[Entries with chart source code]
---
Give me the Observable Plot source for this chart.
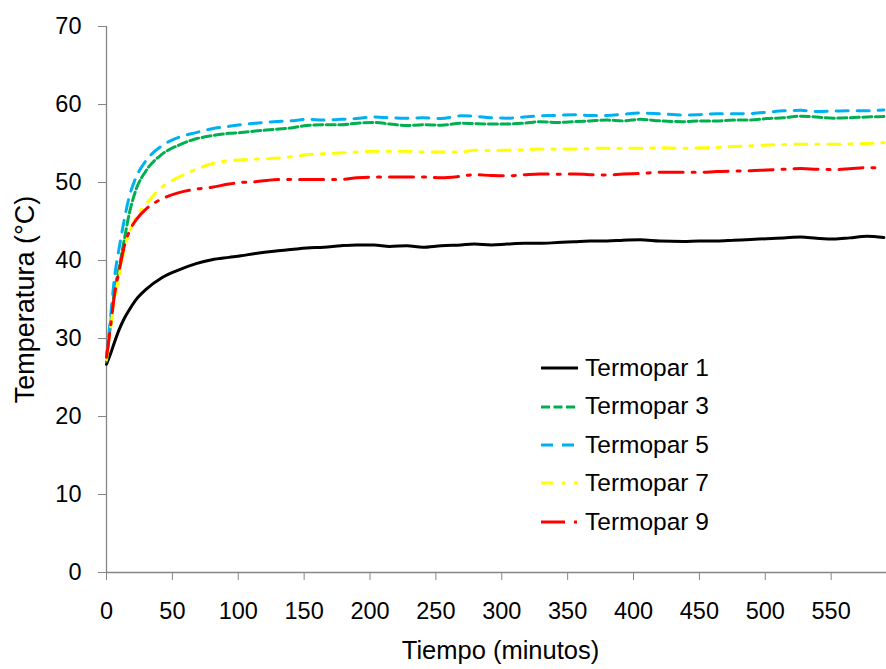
<!DOCTYPE html>
<html>
<head>
<meta charset="utf-8">
<script src="https://cdn.jsdelivr.net/npm/d3@7"></script>
<script src="https://cdn.jsdelivr.net/npm/@observablehq/plot@0.6"></script>
<style>
  html, body { margin: 0; padding: 0; background: white; }
  #wrap { position: relative; width: 886px; height: 669px; font-family: "Liberation Sans", Arial, sans-serif; }
  #legend { position: absolute; left: 540px; top: 349px; }
  .row { display: flex; align-items: center; height: 38.4px; }
  .row svg { width: 40px; height: 10px; margin-right: 5px; }
  .row span { font-size: 24.5px; color: black; line-height: 1; }
</style>
</head>
<body>
<div id="wrap"></div>
<script>
// Time (minutos)
const tiempo = [0, 3, 6, 10, 13, 17, 22, 30, 42, 55, 68, 80, 93, 102, 113, 127, 140, 152, 165, 178, 190, 203, 215, 228, 240, 254, 269, 279, 292, 304, 317, 329, 342, 355, 367, 380, 392, 405, 420, 438, 450, 463, 476, 489, 501, 514, 527, 539, 552, 564, 577, 590];

const termopar1 = [26.7, 28.0, 29.5, 31.3, 32.4, 33.6, 34.9, 36.3, 37.8, 38.8, 39.6, 40.1, 40.4, 40.6, 40.9, 41.2, 41.4, 41.6, 41.7, 41.9, 42.0, 42.0, 41.8, 41.9, 41.7, 41.9, 42.0, 42.1, 42.0, 42.1, 42.2, 42.2, 42.3, 42.4, 42.5, 42.5, 42.6, 42.65, 42.5, 42.45, 42.5, 42.5, 42.6, 42.7, 42.8, 42.9, 43.0, 42.85, 42.75, 42.9, 43.1, 42.95];
const termopar3 = [27.1, 31.7, 36.0, 39.4, 42.2, 45.8, 48.9, 51.5, 53.6, 54.8, 55.6, 56.0, 56.3, 56.4, 56.6, 56.8, 57.0, 57.3, 57.4, 57.4, 57.6, 57.7, 57.5, 57.3, 57.4, 57.35, 57.6, 57.55, 57.5, 57.5, 57.6, 57.8, 57.7, 57.8, 57.9, 58.0, 57.9, 58.1, 57.9, 57.8, 57.9, 57.9, 58.0, 58.0, 58.2, 58.3, 58.5, 58.4, 58.25, 58.3, 58.4, 58.45];
const termopar5 = [27.6, 32.6, 37.7, 42.0, 44.8, 48.0, 50.5, 52.8, 54.7, 55.8, 56.4, 56.9, 57.2, 57.4, 57.6, 57.8, 57.9, 58.1, 58.0, 58.1, 58.2, 58.4, 58.3, 58.25, 58.3, 58.2, 58.55, 58.5, 58.3, 58.25, 58.4, 58.55, 58.6, 58.7, 58.6, 58.6, 58.75, 58.9, 58.8, 58.65, 58.7, 58.8, 58.8, 58.85, 59.0, 59.2, 59.25, 59.1, 59.15, 59.2, 59.2, 59.3];
const termopar7 = [27.3, 31.2, 34.8, 38.4, 41.0, 43.4, 45.4, 47.2, 49.4, 50.7, 51.7, 52.4, 52.8, 52.9, 53.0, 53.1, 53.3, 53.55, 53.7, 53.8, 53.9, 54.0, 54.0, 54.0, 53.9, 53.9, 53.9, 54.15, 54.1, 54.15, 54.2, 54.3, 54.3, 54.3, 54.35, 54.4, 54.4, 54.4, 54.45, 54.4, 54.45, 54.5, 54.6, 54.7, 54.8, 54.85, 54.9, 54.9, 54.9, 54.95, 55.0, 55.1];
const termopar9 = [27.6, 31.4, 35.5, 39.0, 41.5, 43.6, 45.1, 46.6, 47.9, 48.7, 49.15, 49.4, 49.8, 50.0, 50.1, 50.35, 50.4, 50.4, 50.4, 50.4, 50.6, 50.7, 50.7, 50.7, 50.7, 50.6, 50.8, 51.0, 50.9, 50.85, 51.0, 51.1, 51.05, 51.1, 51.0, 50.95, 51.1, 51.15, 51.3, 51.3, 51.3, 51.4, 51.45, 51.5, 51.6, 51.7, 51.8, 51.7, 51.65, 51.75, 51.9, 51.85];

const seriesNames = ["Termopar 1", "Termopar 3", "Termopar 5", "Termopar 7", "Termopar 9"];
const seriesValues = [termopar1, termopar3, termopar5, termopar7, termopar9];
const seriesColors = ["#000000", "#00B050", "#00B0F0", "#FFFF00", "#FF0000"];
const seriesDash = [null, "9,3.5", "12,9", "12,9,3,9", "24,9,3,9"];

const xTicks = [0, 50, 100, 150, 200, 250, 300, 350, 400, 450, 500, 550];
const yTicks = [0, 10, 20, 30, 40, 50, 60, 70];

const lineMarks = seriesNames.map((name, i) => {
  const data = tiempo.map((t, j) => ({t, v: seriesValues[i][j]}));
  return Plot.line(data, {
    x: "t", y: "v",
    stroke: seriesColors[i],
    strokeWidth: 3,
    strokeDasharray: seriesDash[i] || undefined,
    curve: "monotone-x"
  });
});

const chart = Plot.plot({
  width: 886,
  height: 669,
  marginTop: 26,
  marginRight: 0,
  marginBottom: 97,
  marginLeft: 106,
  style: {fontFamily: "'Liberation Sans', Arial, sans-serif", fontSize: "23.5px", color: "black", background: "white", overflow: "visible"},
  x: {domain: [0, 592]},
  y: {domain: [0, 70]},
  marks: [
    Plot.axisX({ticks: xTicks, tickSize: 8, tickPadding: 22, stroke: "#868686", fill: "black", label: null}),
    Plot.axisY({ticks: yTicks, tickSize: 8, tickPadding: 17, stroke: "#868686", fill: "black", label: null}),
    Plot.ruleX([0], {stroke: "#868686", strokeWidth: 1.3}),
    Plot.ruleY([0], {stroke: "#868686", strokeWidth: 1.3}),
    ...lineMarks,
    Plot.text(["Tiempo (minutos)"], {text: d => d, frameAnchor: "bottom", textAnchor: "middle", lineAnchor: "bottom", dy: 86, dx: 4, fontSize: 25.5, fill: "black"}),
    Plot.text(["Temperatura (°C)"], {text: d => d, frameAnchor: "left", textAnchor: "middle", lineAnchor: "top", rotate: -90, dx: -92, fontSize: 27, fill: "black"})
  ]
});

const wrap = document.getElementById("wrap");
wrap.appendChild(chart);

// Legend
const legend = document.createElement("div");
legend.id = "legend";
seriesNames.forEach((name, i) => {
  const row = document.createElement("div");
  row.className = "row";
  const dash = seriesDash[i] ? `stroke-dasharray="${seriesDash[i]}"` : "";
  row.innerHTML = `<svg viewBox="0 0 40 10"><line x1="1" y1="5" x2="38" y2="5" stroke="${seriesColors[i]}" stroke-width="3" ${dash}/></svg><span>${name}</span>`;
  legend.appendChild(row);
});
wrap.appendChild(legend);
</script>
</body>
</html>
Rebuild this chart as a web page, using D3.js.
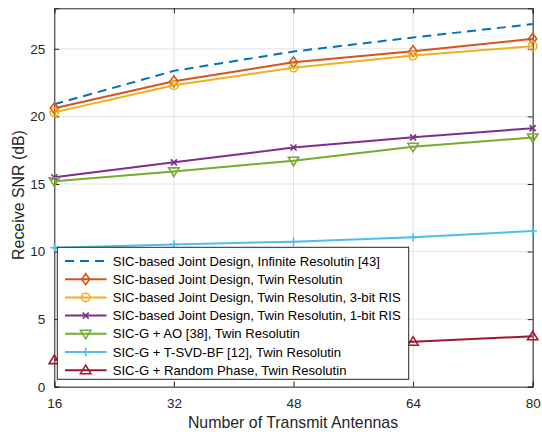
<!DOCTYPE html>
<html><head><meta charset="utf-8">
<script src="https://cdn.jsdelivr.net/npm/d3@7"></script>
<style>body{margin:0;background:#fff;} svg{display:block;font-family:"Liberation Sans",Arial,sans-serif;}</style>
</head><body>
<svg id="c" width="542" height="432"></svg>
<script>
const antennas = [16, 32, 48, 64, 80];
const xTicks = [16, 32, 48, 64, 80];
const yTicks = [0, 5, 10, 15, 20, 25];
const seriesNames = [
  "SIC-based Joint Design, Infinite Resolutin [43]",
  "SIC-based Joint Design, Twin Resolutin",
  "SIC-based Joint Design, Twin Resolutin, 3-bit RIS",
  "SIC-based Joint Design, Twin Resolutin, 1-bit RIS",
  "SIC-G + AO [38], Twin Resolutin",
  "SIC-G + T-SVD-BF [12], Twin Resolutin",
  "SIC-G + Random Phase, Twin Resolutin"
];
const infiniteRes = [20.9, 23.37, 24.8, 25.84, 26.83];
const twinRes = [20.6, 22.6, 24.0, 24.83, 25.74];
const twin3bit = [20.3, 22.3, 23.6, 24.5, 25.2];
const twin1bit = [15.5, 16.6, 17.7, 18.45, 19.13];
const sicgAO = [15.2, 15.93, 16.72, 17.75, 18.44];
const sicgTSVD = [10.28, 10.53, 10.73, 11.05, 11.52];
const sicgRandom = [1.97, 2.6, 3.0, 3.33, 3.73];

const seriesValues = [infiniteRes, twinRes, twin3bit, twin1bit, sicgAO, sicgTSVD, sicgRandom];
const colors = ["#0072BD", "#D95319", "#EDB120", "#7E2F8E", "#77AC30", "#4DBEEE", "#A2142F"];
const markers = ["none", "diamond", "circle", "x", "tridown", "plus", "triup"];
const dashes = ["9,6", null, null, null, null, null, null];

const svg = d3.select("#c");
const L = 54.3, R = 532.7, T = 8.3, B = 386.7;
const x = d3.scaleLinear().domain([16, 80]).range([L, R]);
const y = d3.scaleLinear().domain([0, 28]).range([B, T]);
const axisCol = "#262626";

// grid
svg.append("g").selectAll("line.gx").data(xTicks).join("line")
  .attr("x1", d => x(d)).attr("x2", d => x(d)).attr("y1", T).attr("y2", B)
  .attr("stroke", "#e3e3e3").attr("stroke-width", 1);
svg.append("g").selectAll("line.gy").data(yTicks).join("line")
  .attr("y1", d => y(d)).attr("y2", d => y(d)).attr("x1", L).attr("x2", R)
  .attr("stroke", "#e3e3e3").attr("stroke-width", 1);

// axes
const fs = "13.5px";
const xb = svg.append("g").attr("transform", `translate(0,${B})`)
  .call(d3.axisBottom(x).tickValues(xTicks).tickSize(-5).tickPadding(12).tickFormat(d3.format("d")));
const xt = svg.append("g").attr("transform", `translate(0,${T})`)
  .call(d3.axisTop(x).tickValues(xTicks).tickSize(-5).tickFormat(""));
const yl = svg.append("g").attr("transform", `translate(${L},0)`)
  .call(d3.axisLeft(y).tickValues(yTicks).tickSize(-5).tickPadding(9).tickFormat(d3.format("d")));
const yr = svg.append("g").attr("transform", `translate(${R},0)`)
  .call(d3.axisRight(y).tickValues(yTicks).tickSize(-5).tickFormat(""));
[xb, xt, yl, yr].forEach(g => {
  g.select(".domain").attr("stroke", axisCol);
  g.selectAll(".tick line").attr("stroke", axisCol);
  g.selectAll("text").attr("fill", axisCol).style("font-size", fs).style("font-family", "Liberation Sans, Arial, sans-serif");
});

// lines
const line = d3.line().x((d, i) => x(antennas[i])).y(d => y(d));
const plot = svg.append("g");

function marker(g, type, cx, cy, col) {
  const sw = 1.6;
  if (type === "diamond") {
    g.append("path").attr("d", `M${cx},${cy-5.5}L${cx+4},${cy}L${cx},${cy+5.5}L${cx-4},${cy}Z`)
      .attr("fill", "none").attr("stroke", col).attr("stroke-width", sw);
  } else if (type === "circle") {
    g.append("circle").attr("cx", cx).attr("cy", cy).attr("r", 4.2)
      .attr("fill", "none").attr("stroke", col).attr("stroke-width", sw);
  } else if (type === "x") {
    const s = 3;
    g.append("path").attr("d", `M${cx-s},${cy-s}L${cx+s},${cy+s}M${cx-s},${cy+s}L${cx+s},${cy-s}`)
      .attr("stroke", col).attr("stroke-width", sw);
  } else if (type === "plus") {
    const s = 4.2;
    g.append("path").attr("d", `M${cx-s},${cy}L${cx+s},${cy}M${cx},${cy-s}L${cx},${cy+s}`)
      .attr("stroke", col).attr("stroke-width", sw);
  } else if (type === "tridown") {
    g.append("path").attr("d", `M${cx-5.2},${cy-3.5}L${cx+5.2},${cy-3.5}L${cx},${cy+5}Z`)
      .attr("fill", "none").attr("stroke", col).attr("stroke-width", sw);
  } else if (type === "triup") {
    g.append("path").attr("d", `M${cx-5.2},${cy+3.5}L${cx+5.2},${cy+3.5}L${cx},${cy-5}Z`)
      .attr("fill", "none").attr("stroke", col).attr("stroke-width", sw);
  }
}

seriesValues.forEach((vals, k) => {
  const g = plot.append("g");
  g.append("path").datum(vals).attr("d", line).attr("fill", "none")
    .attr("stroke", colors[k]).attr("stroke-width", 2)
    .attr("stroke-dasharray", dashes[k]);
  vals.forEach((v, i) => marker(g, markers[k], x(antennas[i]), y(v), colors[k]));
});

// legend
const lg = svg.append("g");
const lx = 57.3, ly = 247.3, lw = 351.4, lh = 132;
lg.append("rect").attr("x", lx).attr("y", ly).attr("width", lw).attr("height", lh)
  .attr("fill", "#fff").attr("stroke", axisCol).attr("stroke-width", 1);
seriesNames.forEach((name, k) => {
  const cy = 261 + k * 18.2;
  lg.append("line").attr("x1", 65).attr("x2", 106.5).attr("y1", cy).attr("y2", cy)
    .attr("stroke", colors[k]).attr("stroke-width", 2).attr("stroke-dasharray", dashes[k]);
  marker(lg, markers[k], 85.7, cy, colors[k]);
  lg.append("text").attr("x", 112.7).attr("y", cy).attr("dy", "0.35em")
    .attr("fill", "#000").style("font-size", "13.1px").text(name);
});

// labels
svg.append("text").attr("x", (L + R) / 2 - 0.5).attr("y", 422.7).attr("dy", "0.35em")
  .attr("text-anchor", "middle").attr("fill", axisCol).style("font-size", "15.9px")
  .text("Number of Transmit Antennas");
svg.append("text").attr("transform", `translate(18.3,195) rotate(-90)`)
  .attr("dy", "0.35em").attr("text-anchor", "middle").attr("fill", axisCol).style("font-size", "15.9px")
  .text("Receive SNR (dB)");
</script>
</body></html>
---
## EXERCISE DETAILS
Every line from the one containing "Rebuild this chart" to the one containing "const sicgRandom = [1.97, 2.6, 3.0, 3.33, 3.73];" should be output exactly, both ends included. Nothing else goes in, and no pictures either.

## SOLUTION TO THE PROBLEM
Rebuild this chart as a web page, using D3.js.
<!DOCTYPE html>
<html><head><meta charset="utf-8">
<script src="https://cdn.jsdelivr.net/npm/d3@7"></script>
<style>body{margin:0;background:#fff;} svg{display:block;font-family:"Liberation Sans",Arial,sans-serif;}</style>
</head><body>
<svg id="c" width="542" height="432"></svg>
<script>
const antennas = [16, 32, 48, 64, 80];
const xTicks = [16, 32, 48, 64, 80];
const yTicks = [0, 5, 10, 15, 20, 25];
const seriesNames = [
  "SIC-based Joint Design, Infinite Resolutin [43]",
  "SIC-based Joint Design, Twin Resolutin",
  "SIC-based Joint Design, Twin Resolutin, 3-bit RIS",
  "SIC-based Joint Design, Twin Resolutin, 1-bit RIS",
  "SIC-G + AO [38], Twin Resolutin",
  "SIC-G + T-SVD-BF [12], Twin Resolutin",
  "SIC-G + Random Phase, Twin Resolutin"
];
const infiniteRes = [20.9, 23.37, 24.8, 25.84, 26.83];
const twinRes = [20.6, 22.6, 24.0, 24.83, 25.74];
const twin3bit = [20.3, 22.3, 23.6, 24.5, 25.2];
const twin1bit = [15.5, 16.6, 17.7, 18.45, 19.13];
const sicgAO = [15.2, 15.93, 16.72, 17.75, 18.44];
const sicgTSVD = [10.28, 10.53, 10.73, 11.05, 11.52];
const sicgRandom = [1.97, 2.6, 3.0, 3.33, 3.73];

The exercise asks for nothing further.